-- Start Given records --

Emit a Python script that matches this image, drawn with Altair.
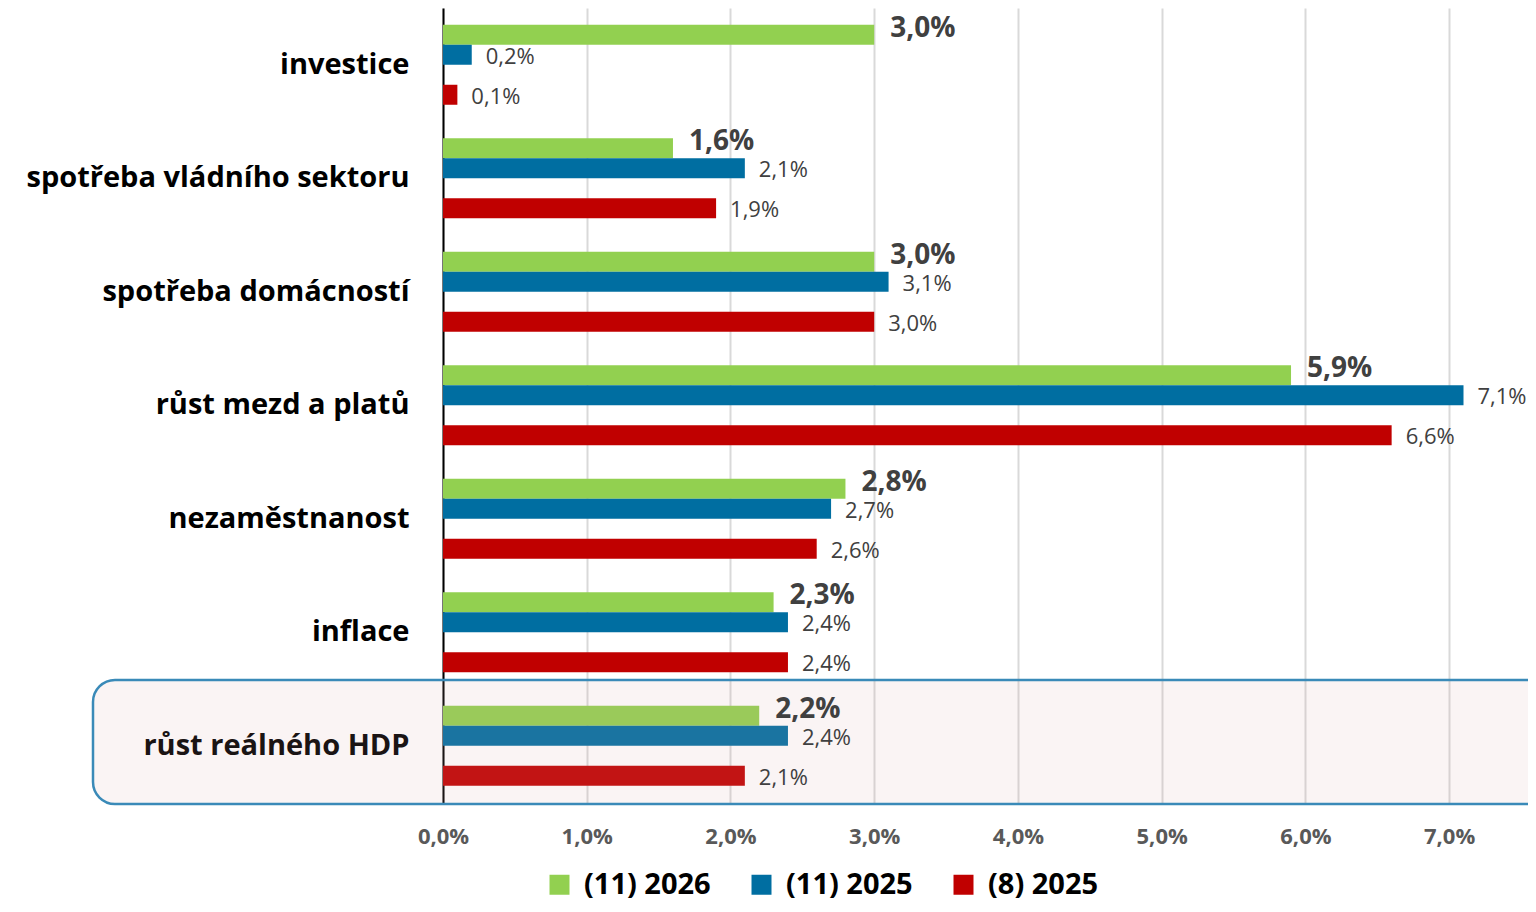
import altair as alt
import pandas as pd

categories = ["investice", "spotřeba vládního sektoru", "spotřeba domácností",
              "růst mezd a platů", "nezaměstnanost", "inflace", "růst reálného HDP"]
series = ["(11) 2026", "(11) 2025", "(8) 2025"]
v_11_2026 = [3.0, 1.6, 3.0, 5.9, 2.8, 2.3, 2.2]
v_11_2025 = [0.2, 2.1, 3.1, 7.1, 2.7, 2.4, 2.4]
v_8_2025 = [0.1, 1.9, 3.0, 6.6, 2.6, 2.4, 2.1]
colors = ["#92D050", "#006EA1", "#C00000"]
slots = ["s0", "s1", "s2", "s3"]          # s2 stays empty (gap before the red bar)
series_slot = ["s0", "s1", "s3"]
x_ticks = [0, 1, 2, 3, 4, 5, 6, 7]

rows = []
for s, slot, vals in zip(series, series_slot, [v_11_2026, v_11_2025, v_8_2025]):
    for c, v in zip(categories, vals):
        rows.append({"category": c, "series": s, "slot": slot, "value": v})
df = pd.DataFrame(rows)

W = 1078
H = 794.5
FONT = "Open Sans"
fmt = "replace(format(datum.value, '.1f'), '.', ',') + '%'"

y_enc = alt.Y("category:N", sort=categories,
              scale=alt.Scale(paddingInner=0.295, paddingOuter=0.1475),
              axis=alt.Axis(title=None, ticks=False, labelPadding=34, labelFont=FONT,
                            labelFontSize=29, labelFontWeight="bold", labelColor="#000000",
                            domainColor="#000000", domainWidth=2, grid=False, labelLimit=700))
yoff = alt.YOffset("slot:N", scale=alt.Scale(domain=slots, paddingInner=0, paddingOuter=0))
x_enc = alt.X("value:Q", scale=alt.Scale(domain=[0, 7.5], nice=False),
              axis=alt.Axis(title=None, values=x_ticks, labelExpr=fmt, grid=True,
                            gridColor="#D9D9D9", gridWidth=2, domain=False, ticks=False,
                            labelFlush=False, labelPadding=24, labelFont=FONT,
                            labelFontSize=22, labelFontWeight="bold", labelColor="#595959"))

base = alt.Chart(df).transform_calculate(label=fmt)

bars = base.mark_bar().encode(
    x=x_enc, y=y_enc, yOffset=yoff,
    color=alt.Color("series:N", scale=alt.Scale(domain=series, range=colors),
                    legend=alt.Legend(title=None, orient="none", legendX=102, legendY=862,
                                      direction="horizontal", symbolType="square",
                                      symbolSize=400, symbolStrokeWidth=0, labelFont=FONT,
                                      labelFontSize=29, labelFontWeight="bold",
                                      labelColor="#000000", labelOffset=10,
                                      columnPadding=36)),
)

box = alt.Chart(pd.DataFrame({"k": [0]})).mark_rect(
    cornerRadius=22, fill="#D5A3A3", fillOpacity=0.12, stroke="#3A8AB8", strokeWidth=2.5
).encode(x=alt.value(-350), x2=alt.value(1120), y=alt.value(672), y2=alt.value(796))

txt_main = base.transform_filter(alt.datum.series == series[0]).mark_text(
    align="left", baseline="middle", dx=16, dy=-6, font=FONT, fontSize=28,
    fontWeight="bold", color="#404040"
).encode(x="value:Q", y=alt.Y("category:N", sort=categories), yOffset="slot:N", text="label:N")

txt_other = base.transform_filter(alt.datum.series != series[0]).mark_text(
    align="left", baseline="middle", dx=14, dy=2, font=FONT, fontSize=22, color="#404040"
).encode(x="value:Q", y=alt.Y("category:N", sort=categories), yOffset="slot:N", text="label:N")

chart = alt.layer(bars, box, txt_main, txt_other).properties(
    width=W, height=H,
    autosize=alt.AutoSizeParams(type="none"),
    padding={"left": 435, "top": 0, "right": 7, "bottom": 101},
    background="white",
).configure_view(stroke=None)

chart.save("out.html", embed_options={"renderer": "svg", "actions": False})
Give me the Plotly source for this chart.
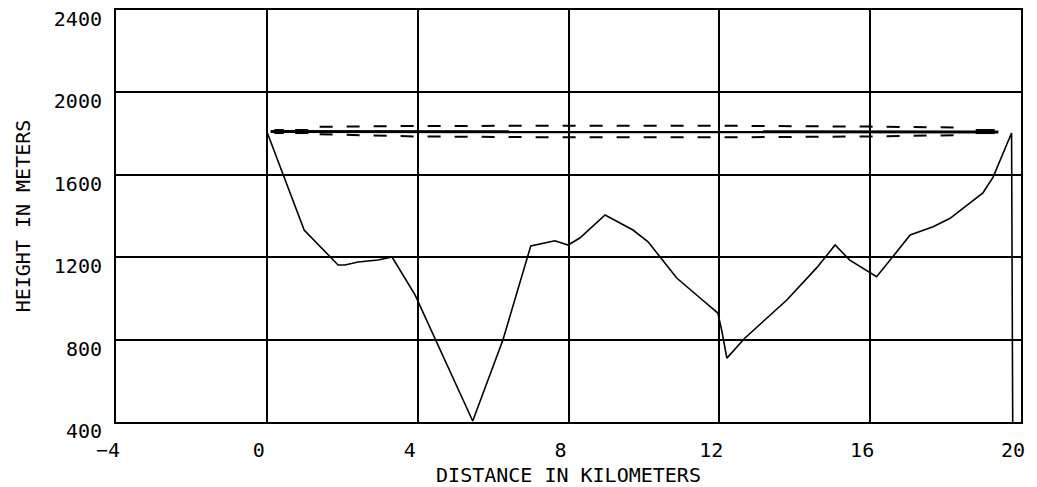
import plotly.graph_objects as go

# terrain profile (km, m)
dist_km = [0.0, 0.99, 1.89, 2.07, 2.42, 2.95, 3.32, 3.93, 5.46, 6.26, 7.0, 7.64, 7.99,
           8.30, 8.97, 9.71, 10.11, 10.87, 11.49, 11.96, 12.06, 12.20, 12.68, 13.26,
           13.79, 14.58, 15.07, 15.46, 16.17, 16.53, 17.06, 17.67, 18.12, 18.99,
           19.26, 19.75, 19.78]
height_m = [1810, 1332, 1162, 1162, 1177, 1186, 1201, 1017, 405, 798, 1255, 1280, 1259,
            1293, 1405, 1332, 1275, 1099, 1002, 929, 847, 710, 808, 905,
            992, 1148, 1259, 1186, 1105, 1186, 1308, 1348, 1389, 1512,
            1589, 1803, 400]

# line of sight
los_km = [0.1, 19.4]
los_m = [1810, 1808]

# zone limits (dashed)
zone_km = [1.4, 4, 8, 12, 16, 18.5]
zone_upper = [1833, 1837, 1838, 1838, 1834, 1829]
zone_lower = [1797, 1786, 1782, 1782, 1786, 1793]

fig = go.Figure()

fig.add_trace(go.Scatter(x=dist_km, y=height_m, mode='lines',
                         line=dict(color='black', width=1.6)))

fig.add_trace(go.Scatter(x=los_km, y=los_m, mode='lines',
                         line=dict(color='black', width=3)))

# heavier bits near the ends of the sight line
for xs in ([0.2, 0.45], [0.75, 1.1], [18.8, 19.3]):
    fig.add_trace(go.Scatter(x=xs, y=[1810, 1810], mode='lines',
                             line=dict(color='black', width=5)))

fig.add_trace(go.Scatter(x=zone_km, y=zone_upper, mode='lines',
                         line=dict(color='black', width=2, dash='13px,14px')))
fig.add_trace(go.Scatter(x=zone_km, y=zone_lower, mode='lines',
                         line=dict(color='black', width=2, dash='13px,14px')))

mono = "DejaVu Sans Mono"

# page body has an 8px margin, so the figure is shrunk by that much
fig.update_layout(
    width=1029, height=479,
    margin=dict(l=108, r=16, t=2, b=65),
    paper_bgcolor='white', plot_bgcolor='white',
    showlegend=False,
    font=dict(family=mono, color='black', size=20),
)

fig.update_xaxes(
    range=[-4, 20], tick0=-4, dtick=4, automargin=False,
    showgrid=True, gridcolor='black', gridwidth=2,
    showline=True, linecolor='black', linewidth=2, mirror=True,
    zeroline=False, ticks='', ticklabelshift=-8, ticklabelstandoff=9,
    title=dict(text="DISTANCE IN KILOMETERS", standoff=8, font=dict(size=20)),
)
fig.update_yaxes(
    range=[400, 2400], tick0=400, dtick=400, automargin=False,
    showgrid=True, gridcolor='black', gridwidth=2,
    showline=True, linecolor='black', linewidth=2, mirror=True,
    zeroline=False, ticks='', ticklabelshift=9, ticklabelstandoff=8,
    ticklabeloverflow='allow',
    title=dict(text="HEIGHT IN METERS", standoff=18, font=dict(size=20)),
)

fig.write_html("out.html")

-- End Given records --

| Task directions |
Where a line above contains the word "this", copy that line.

| The response |
Emit a Python script that matches this image, drawn with Altair.
Give me the Plotly source for this chart.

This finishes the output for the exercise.